In 1990, Congress passed the Temporary Protected Status Program into law, giving the Homeland Security Department the authority to allow into the country citizens of other countries whose internal conditions would not enable their citizens to return safely to their home countries because of national disaster, and that law allowed those displaced citizens to live and work in the U.S. on a temporary basis (read, for example, Haiti in 2010 after its earthquake) or armed conflict (read Syria in 2012). A well meaning law, to be sure, on sync with the thoughts behind Emma Lazarus’ sonnet (of which the above lines are the second, and better known, half).

But the law wasn’t perfectly written (what law is?) and undoubtedly assumed good faith on the part of those who would be administering it. For example, law was not explicit on when such temporary shelter could be reversed. In case of beneficiaries from Syria and Haiti, we are now about 15 years after the initial designation, and once refugees are here for 15 years, dislodging them can be very painful. They have not only lived in this country for a decade and a half, they have married (sometimes marrying U.S. citizens), they have had children (all of whom born here are U.S. citizens), they have bought houses (payment for which depends upon their income), they have had occupations (sometimes being heavily relied upon by employers, customers and others), and they have become threads in the fabrics of their communities. Perhaps the law never contemplated TPS (as it is called) for such a long period; I don’t know.

The law gave discretion of the Department of Homeland Security not only to give TPS, but to withdraw it, and that is what the Trump administration, under former Secretary Kristi Noem decided to do. The law did two more things, as I understand it. It set forth procedural steps that the Secretary was to take to determine whether ending TPS was appropriate, and it provided that the decision of the Secretary was not reviewable by the Courts.

The Supreme Court ruled 6-3 that the Homeland Security Secretary’s ruling as to the Haitians and the Syrians, right or wrong, humane or inhumane, was by law not reviewable by the courts. Period. The three dissenting liberal judges said that, while the decision was not reviewable, the Secretary was required to go through certain steps to inform his/her decision, and whether these steps were followed was reviewable.

I haven’t studied this case at all, so frankly I don’t know, as a matter of law, who was right. But I do know that the position taken by the Court is going to create havoc not for a small number of people, but a larger number, and that the havoc was not necessary.

The case before the Supreme Court involved citizens of Haiti and Syria.
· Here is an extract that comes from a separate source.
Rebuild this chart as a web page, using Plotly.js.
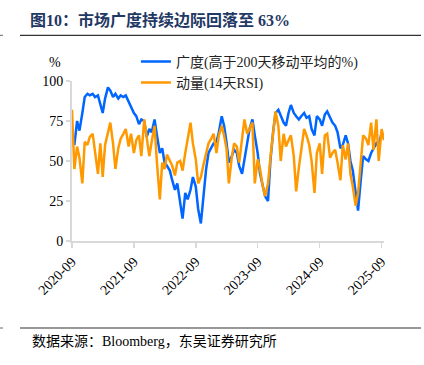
<!DOCTYPE html>
<html>
<head>
<meta charset="utf-8">
<script src="https://cdn.plot.ly/plotly-3.0.1.min.js"></script>
<style>html,body{margin:0;padding:0;background:#fff;}#chart{width:424px;height:365px;}</style>
</head>
<body>
<div id="chart"></div>
<script>
// Semi-monthly observation dates (1st and 15th), 2020-09-01 .. 2025-09-15
var dates = [];
for (var y = 2020; y <= 2025; y++) {
  for (var m = 1; m <= 12; m++) {
    if (y === 2020 && m < 9) continue;
    if (y === 2025 && m > 9) continue;
    var mm = (m < 10 ? '0' : '') + m;
    dates.push(y + '-' + mm + '-01');
    dates.push(y + '-' + mm + '-15');
  }
}

// 广度 (% of stocks above 200-day MA)
var breadth = [
 66,60,75,69,80,90,92,91,92,90,91,85,80,89,96,94,90,92,89,91,
 90,91,87,84,80,78,73,76,75,65,70,68,76,66,55,58,49,47,44,38,
 32,36,22,14,30,26,32,40,34,20,11,28,45,55,58,61,62,68,78,72,
 62,49,53,57,55,47,42,52,61,70,76,66,55,42,34,28,25,50,68,80,
 82,78,74,72,80,85,80,78,76,78,80,77,78,70,66,78,76,72,79,81,
 77,74,72,68,58,60,66,61,50,44,30,19,38,53,51,50,55,58,61,59,
 68,64
];

// 动量 (14-day RSI)
var rsi = [
 82,45,59,52,36,62,60,65,67,57,42,61,40,60,68,74,61,45,58,64,
 67,70,59,67,55,63,66,53,76,66,53,62,72,49,26,49,45,54,50,47,
 41,49,50,44,55,64,74,61,51,36,40,47,55,61,64,67,55,66,72,66,
 58,36,52,61,59,49,64,76,67,70,74,36,51,45,34,28,36,52,70,81,
 72,50,67,59,63,66,53,31,46,56,70,66,60,50,30,55,61,42,66,67,
 52,55,57,49,38,60,51,61,42,34,22,30,50,66,64,60,74,57,76,50,
 70,63
];

var tickVals = ['2020-09-01','2021-09-01','2022-09-01','2023-09-01','2024-09-01','2025-09-01'];
var tickText = ['2020-09','2021-09','2022-09','2023-09','2024-09','2025-09'];
var seriesNames = ['广度(高于200天移动平均的%)', '动量(14天RSI)'];

var serif = 'Liberation Serif, Times New Roman, Noto Sans CJK SC, serif';
var cjk = 'Liberation Serif, Noto Sans CJK SC, serif';

var traces = [
  {x: dates, y: breadth, name: seriesNames[0], type: 'scatter', mode: 'lines',
   line: {color: '#0066FF', width: 2.5}},
  {x: dates, y: rsi, name: seriesNames[1], type: 'scatter', mode: 'lines',
   line: {color: '#FF9900', width: 2.5}}
];

var layout = {
  width: 424, height: 365,
  paper_bgcolor: '#fff', plot_bgcolor: '#fff',
  margin: {l: 72, r: 40, t: 80.7, b: 124.3},
  showlegend: true,
  title: {text: '图10：市场广度持续边际回落至 63%', x: 0.0708, xanchor: 'left', xref: 'container',
          y: 0.945, yanchor: 'middle', yref: 'container',
          font: {family: cjk, size: 16, color: '#1F3864', weight: 'bold'}},
  legend: {x: 0.205, xanchor: 'left', y: 1.22, yanchor: 'top', bgcolor: 'rgba(0,0,0,0)',
           font: {family: cjk, size: 14, color: '#222'}, tracegroupgap: 0},
  xaxis: {type: 'date', range: [dates[0], dates[dates.length - 1]], tickvals: tickVals, ticktext: tickText,
          tickangle: -45, ticks: 'outside', ticklen: 5, tickcolor: '#d9d9d9', tickwidth: 1.5,
          showline: true, linecolor: '#d9d9d9', linewidth: 2, showgrid: false, zeroline: false,
          tickfont: {family: serif, size: 14, color: '#000'}},
  yaxis: {range: [0, 100], tickvals: [0, 25, 50, 75, 100], ticks: 'outside', ticklen: 4,
          tickcolor: '#d9d9d9', tickwidth: 1.5, showline: true, linecolor: '#d9d9d9', linewidth: 2,
          showgrid: false, zeroline: false, tickfont: {family: serif, size: 14, color: '#000'}},
  annotations: [
    {text: '%', xref: 'paper', yref: 'paper', x: -0.0545, y: 1.117, xanchor: 'center', yanchor: 'middle',
     showarrow: false, font: {family: serif, size: 14, color: '#000'}},
    {text: '数据来源：Bloomberg，东吴证券研究所', xref: 'paper', yref: 'paper', x: -0.1346, y: -0.631,
     xanchor: 'left', yanchor: 'middle', showarrow: false, font: {family: cjk, size: 14, color: '#000'}}
  ],
  shapes: [
    {type: 'line', xref: 'paper', yref: 'paper', x0: -0.1667, x1: 1.1186, y0: 1.2856, y1: 1.2856,
     line: {color: '#333', width: 1.2}},
    {type: 'line', xref: 'paper', yref: 'paper', x0: -0.1667, x1: 1.1186, y0: -0.5438, y1: -0.5438,
     line: {color: '#333', width: 1.2}},
    {type: 'line', xref: 'paper', yref: 'paper', x0: -0.2308, x1: -0.2212, y0: 1.2856, y1: 1.2856,
     line: {color: '#666', width: 1}},
    {type: 'line', xref: 'paper', yref: 'paper', x0: -0.2308, x1: -0.2212, y0: -0.5438, y1: -0.5438,
     line: {color: '#666', width: 1}}
  ]
};

Plotly.newPlot('chart', traces, layout, {displayModeBar: false, staticPlot: true});
</script>
</body>
</html>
There are about 330,000 Haitians in the United States with TPS, and about 6,000 Syrians. But the same reasoning would presumably apply to citizens of other countries whose status under the program could change at any time. The estimates of the entire number of people in the United States with Temporary Protective Status is about 1,300,000, from 17 countries. The largest numbers are from Venezuela (over 600,000), Haiti, El Salvador and Ukraine.

Because so many TPS beneficiaries have established social ties over their years here, it is estimated that the 1,300,000 TPS holders live with approximately 900,000 American citizens (spouses and children for the most part). So, like the other actions of the Trump administration with regard to other immigrants (those who came here legally, and those who did not), many, many, many, many Americans are affected, with families broken up because of loss of a parent, or thrown into poverty because of lack of an earner. The ultimate effects are on the children.

It was Gerald Ford who said in 1974, “My fellow Americans, our long national nightmare is over.” He was of course speaking of Watergate and he was correct. But it may be worthwhile to see a little more of what he said: “My fellow Americans, our long national nightmare is over….Our Constitution works, our great Republic is a government of laws and not of men. here the people rule. But there is a higher power, by whatever name we honor him, who ordains not only righteousness but love, not only justice, but mercy.”

I always liked the decency of Gerald Ford. His steady hand steadied the country at a time of crisis. Where is the Gerald Ford of 2026? We need to find him/her, because until we do……the nightmare continues.